Fast forward to March 2015, when the Massachusetts US Attorney’s office told the jury in Tsarnaev a totally different story, painting a very clear picture of Dzhokhar living at the Norfolk Street apartment with his brother. Prosecutors even introduced as evidence a photo of the younger Tsarnaev in a bedroom at Norfolk Street, which a DOJ witness identified as Jahar's bedroom.
Last week, prosecutors spent nearly an entire day interviewing FBI agents who participated in the search of the Norfolk Street apartment. The jury heard that the house looked “like a construction site,” with tools, wires, and soldering equipment strewn around. When the defense, on cross-examination, asked a government witness about whether the FBI found fingerprints on these items, the prosecution objected. O’Toole sustained the objection.
Today in court, the defense brought an FBI technician to the stand as an expert witness. The line of questioning made clear that all of the incriminating evidence presented from the apartment bore Tamerlan’s fingerprints, but not Dzhokhar’s. On cross-examination, according to a reporter in the room, government prosecutors asked the FBI expert, “What if someone became an adult and moved out of their old house? You’d find fewer of their fingerprints?”
Confused yet?
To recap: In 2014 the DOJ told the court that Dzhokhar Tsarnaev was not a resident of the Norfolk Street apartment, and therefore couldn’t challenge the legality of any FBI searches there. In 2015 the DOJ tried to convince the jury that he was a resident of the apartment, and in great detail showed them a number of possibly incriminating items found inside it. But when confronted with the FBI’s own forensic evidence revealing that there are no fingerprints to show Dzhokhar ever touched any of the Norfolk Street items introduced into evidence, the DOJ returned to its original position: the young Tsarnaev had moved out, and so it makes sense that his prints weren't on this stuff.
But if he had moved out, and therefore his prints weren’t likely to be found on any of the incriminating evidence in the apartment, why was it introduced into court? Why did the government work so hard to convince the jury—just days before—that Tamerlan and Dzhokhar shared the apartment, when prosecutors made exactly the opposite argument a year ago?
The Feds can’t have it both ways. Either the apartment was Dzhokhar’s to begin with, and therefore his attorneys had standing to challenge the nature of its search, or he didn’t live there anymore, and the connection between the defendant and the items the government presented from the apartment is tenuous at best.
Not even the defense in this case disputes Jahar Tsarnaev’s guilt. Guilt is effectively a non-issue in this trial. The only real question for the jurors is whether Tsarnaev will face government executioners for his role in the horrific Boston Marathon bombings and their bizarre, bloody aftermath. The DOJ is pushing for the death penalty, but in order to convince the jury that the state should execute Jahar Tsarnaev, prosecutors must discredit an idea the defense has advanced since early in the proceedings—a narrative that says Jahar was just a kid who got caught up in his dangerous and menacing older brother’s whirlwind of violence and destruction. Jahar didn’t buy any of the weapons, this argument goes. His fingerprints aren’t on any of the bomb making materials. He didn’t plan the attack. His scary big brother did. And therefore, despite his involvement in these despicable crimes, the jury should spare him his life.

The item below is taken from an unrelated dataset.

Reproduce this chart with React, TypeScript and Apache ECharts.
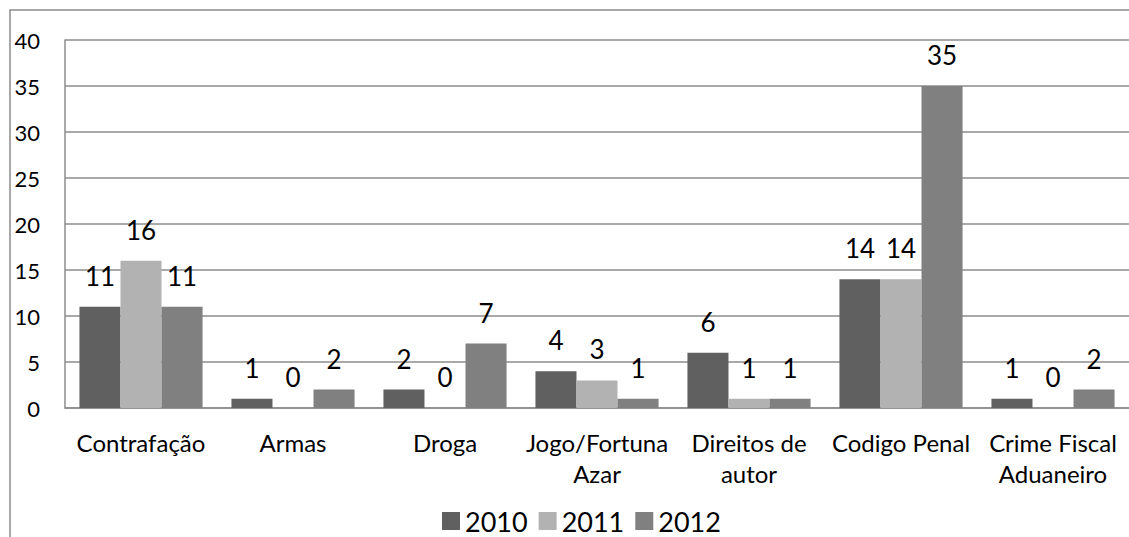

Mostly everyone in the Boston media has said the same thing about this case from day one: The evidence against Dzhokhar Tsarnaev is overwhelming. The only issue to be worked out in the trial is his punishment. And that’s precisely what is so disturbing about the federal government's narrative shape-shifting (of which this residence issue is just one example among many).
In a criminal investigation and trial, the prosecution’s job is to find the truth, and communicate it to the judge and jury. Their job is not to spin the facts whichever way suits the prosecution at any given moment—sometimes this way, and sometimes that.
Seen within the context of their insistence to seek the death penalty—against the wishes of the people of Boston—the back and forth game played by prosecutors with respect to Tsarnaev’s residency shocks the conscience. In order to convince the jury that Dzhokhar deserves to die, the DOJ appears to have decided to say whatever is convenient at any given time, playing fast and loose with the truth.
That’s troubling in any criminal prosecution. But when a government execution lies at the end of the story arc, this kind of conduct veers into something much more dangerous. And even if you hate Dzhokhar Tsarnaev, these prosecutorial tricks should worry you. That is, if you care about basic fairness in our courts and from our government.